Israel dropped a 20-ton bomb on a suspected Hezbollah bunker, but the terror group says none of its leaders was inside. That's because they were in their usual hiding spots like nursery schools and old age homes.
A White House official says we need to give Israel time to "de-fang" Hezbollah. While we're at it, why not let them de-claw, spay and neuter them too?
Two Al Jazeera news crews have been arrested in Israel for supplying rocket coordinates to Hezbollah terrorists in Lebanon. Well they tried to supply them, but then they found out no one in Hezbollah had paid the cable bill.

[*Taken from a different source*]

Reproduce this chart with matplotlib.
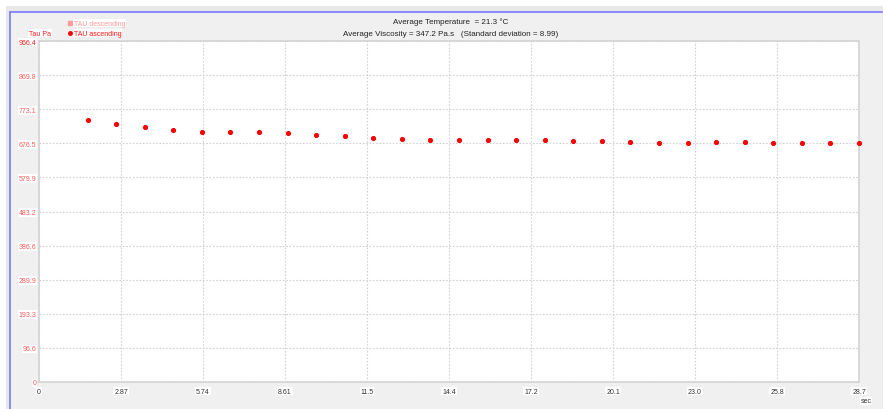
import numpy as np
import matplotlib
matplotlib.use("Agg")
import matplotlib.pyplot as plt
from matplotlib.lines import Line2D
from matplotlib.patches import Rectangle

plt.rcParams['font.family'] = ['Liberation Sans', 'DejaVu Sans']

# measured points (TAU ascending), time in sec, tau in Pa
time_sec = [1.7, 2.7, 3.7, 4.7, 5.7, 6.7, 7.7, 8.7, 9.7, 10.7,
            11.7, 12.7, 13.7, 14.7, 15.7, 16.7, 17.7, 18.7, 19.7, 20.7,
            21.7, 22.7, 23.7, 24.7, 25.7, 26.7, 27.7, 28.7]
tau_asc = [742, 732, 722, 713, 709, 709, 709, 706, 701, 696,
           692, 689, 687, 685, 687, 687, 685, 683, 684, 680,
           678, 678, 680, 680, 678, 677, 677, 677]
tau_desc = []

x_max = 28.7
y_max = 966.4
x_tick_labels = ['0', '2.87', '5.74', '8.61', '11.5', '14.4', '17.2', '20.1', '23.0', '25.8', '28.7']
y_tick_labels = ['0', '96.6', '193.3', '289.9', '386.6', '483.2', '579.9', '676.5', '773.1', '869.8', '966.4']

title_1 = 'Average Temperature  = 21.3 \u00b0C'
title_2 = 'Average Viscosity = 347.2 Pa.s   (Standard deviation = 8.99)'

W, H = 883, 410
fig = plt.figure(figsize=(W / 100, H / 100), dpi=100)
fig.patch.set_facecolor('#f0f0f0')

# window frame
fig.patches.append(Rectangle((0, 0), 1, 1, transform=fig.transFigure, facecolor='white', edgecolor='none', zorder=-3))
fig.patches.append(Rectangle((6 / W, 0), 1, (H - 7) / H, transform=fig.transFigure, facecolor='#e8e8e8', edgecolor='none', zorder=-2))
fig.patches.append(Rectangle((10 / W, 0), (W - 11) / W, (H - 13) / H, transform=fig.transFigure, facecolor='#f0f0f0', edgecolor='none', zorder=-1))
fig.add_artist(Line2D([10 / W, 10 / W], [0, (H - 13) / H], transform=fig.transFigure, color='#7878ff', lw=1.2))
fig.add_artist(Line2D([10 / W, (W - 1) / W], [(H - 13) / H, (H - 13) / H], transform=fig.transFigure, color='#7878ff', lw=1.2))

ax = fig.add_axes([39 / W, 27 / H, 820 / W, 341 / H])
ax.set_facecolor('white')

ax.plot(time_sec, tau_asc, linestyle='none', marker='o', ms=2.7, color='#ff0000', mec='#ff0000', clip_on=False, zorder=5)
if tau_desc:
    ax.plot(time_sec[:len(tau_desc)], tau_desc, linestyle='none', marker='s', ms=2.5, color='#ff9a9a')

ax.set_xlim(0, x_max)
ax.set_ylim(0, y_max)
ax.set_xticks(np.linspace(0, x_max, 11))
ax.set_xticklabels(x_tick_labels)
ax.set_yticks(np.linspace(0, y_max, 11))
ax.set_yticklabels(y_tick_labels)

ax.grid(True, color='#d2d2d2', linestyle=(0, (1.5, 1.5)), linewidth=0.8)
for s in ax.spines.values():
    s.set_color('#d4d4d4')
    s.set_linewidth(1.2)
ax.tick_params(length=0, pad=2)
ax.tick_params(axis='x', labelsize=5, colors='#333333', pad=4)
ax.tick_params(axis='y', labelsize=5, labelcolor='#ff5a5a')
for lbl in ax.get_xticklabels() + ax.get_yticklabels():
    lbl.set_bbox(dict(facecolor='white', edgecolor='none', pad=0.6))
ax.get_yticklabels()[-1].set_color('#ff2020')

fig.text(451 / W, 1 - 22 / H, title_1, ha='center', va='center', fontsize=5.8, color='#222222')
fig.text(451 / W, 1 - 35 / H, title_2, ha='center', va='center', fontsize=5.8, color='#222222')

fig.text(40 / W, 1 - 34 / H, 'Tau Pa', ha='center', va='center', fontsize=5, color='#ff2020',
         bbox=dict(facecolor='white', edgecolor='none', pad=0.6))
fig.text(866 / W, 1 - 402 / H, 'sec', ha='center', va='center', fontsize=5, color='#333333',
         bbox=dict(facecolor='white', edgecolor='none', pad=0.6))

# legend
fig.add_artist(Line2D([70 / W], [1 - 24 / H], transform=fig.transFigure, marker='s', ms=2.5,
                      color='#ff9a9a', linestyle='none'))
fig.add_artist(Line2D([70 / W], [1 - 34 / H], transform=fig.transFigure, marker='o', ms=2.5,
                      color='#ff0000', linestyle='none'))
fig.text(74 / W, 1 - 24 / H, 'TAU descending', ha='left', va='center', fontsize=5, color='#ff9a9a',
         bbox=dict(facecolor='white', edgecolor='none', pad=0.5))
fig.text(74 / W, 1 - 34 / H, 'TAU ascending', ha='left', va='center', fontsize=5, color='#ff1010',
         bbox=dict(facecolor='white', edgecolor='none', pad=0.5))

fig.savefig('out.png', dpi=100, facecolor=fig.get_facecolor())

Israel says its goal is to "disband" Hezbollah. If Israel is successful, most Hezbollah members will likely be picked up as free agents by al Qaeda or chosen by other terror organizations in the annual amateur draft.
AND IN OTHER NEWS...
Stem Cell Veto
The White House says President Bush's stand against stem cell research proves he doesn't care about the polls. Actually he does, and let's just say this veto is payback to America for that low approval rating.
Stem Cell Veto II
President Bush says the embryonic stem-cell research bill "crossed a moral boundary"... because it would be immoral to keep taking all those Evangelical campaign donations and not do exactly what they tell him.
Lay Autopsy
An autopsy shows convicted former Enron chief Ken Lay had severely clogged arteries, leading to his death. Of course, those arteries were clogged with shredded Enron accounting documents.
Oldest Ballplayer
94-year-old Buck O'Neil became the oldest man to play in a professional baseball game after appearing in a minor league contest in Kansas City last night. The reason baseball doesn't allow more 94-year-olds to play is because it takes three weeks for them to provide enough urine for a drug test.